Before billionaire investor Wilbur Ross, Donald Trump’s pick for commerce secretary, arrived on Capitol Hill for a confirmation hearing Wednesday, he fired a member of his household staff because the person was undocumented.
Ross admitted to the Senate Commerce Committee that he re-checked the documentation of the “dozen or so” household workers he’s had over the years and all but one provided the necessary paperwork to prove he or she was legally able to work in the U.S. That employee was immediately “terminated,” Ross said.
A staunch defender of the one percent, Ross is worth $2.9 billion and though he’ll be one of the richest people ever to hold public office, he’s not even the richest Trump appointee.
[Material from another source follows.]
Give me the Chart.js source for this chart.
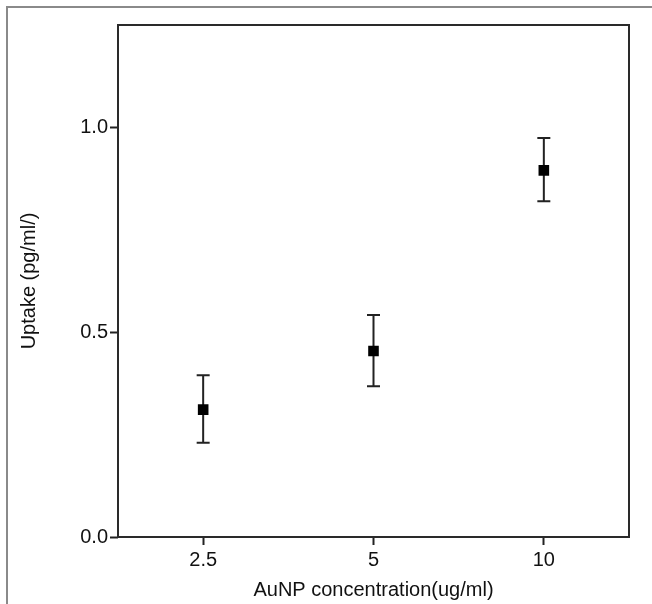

When you have all that money, you end up buying a lot of homes — Ross has at least four, in Manhattan, Southampton, Palm Beach, and D.C. — and that means you have to hire a lot of help. That’s why Ross has enough household employees to field a full-court basketball game, with coaches.
In addition to hired help, Ross spoke on the issues of trade and tariffs during the hearing. His top priority should he be confirmed, and there’s no reason to think he won’t, will be renegotiating NAFTA, Ross said.
“I am not anti-trade. I am pro-trade,” he said. “But I am pro-sensible trade, not pro-trade that is to the disadvantage of the American worker and the American manufacturing community.”
On China, Ross talked tough, calling the nation “the most protectionist country of very large countries.” He also said that those countries refusing to “play by the rules” when it comes to trade should “get punished — and severely.”
Ross may have been as strong on China as his new boss, but he didn’t quite get behind Trump’s stance on tariffs. The president-elect has threatened a 35 percent tariff on companies that move jobs to Mexico. Most recently, he warned BMW that if it plans to make cars in Mexico and sell them in the U.S., it will be hit with a 35 percent tax. Ross said there should be higher priorities.
“I think the pro-growth thing is stimulating exports, much more than just curtailing imports,” he said. Ross went on to downplay the threat of a 35 percent tariff, which he implied was less of a warning of an actual policy change than a good way to let other countries know that “change is coming.”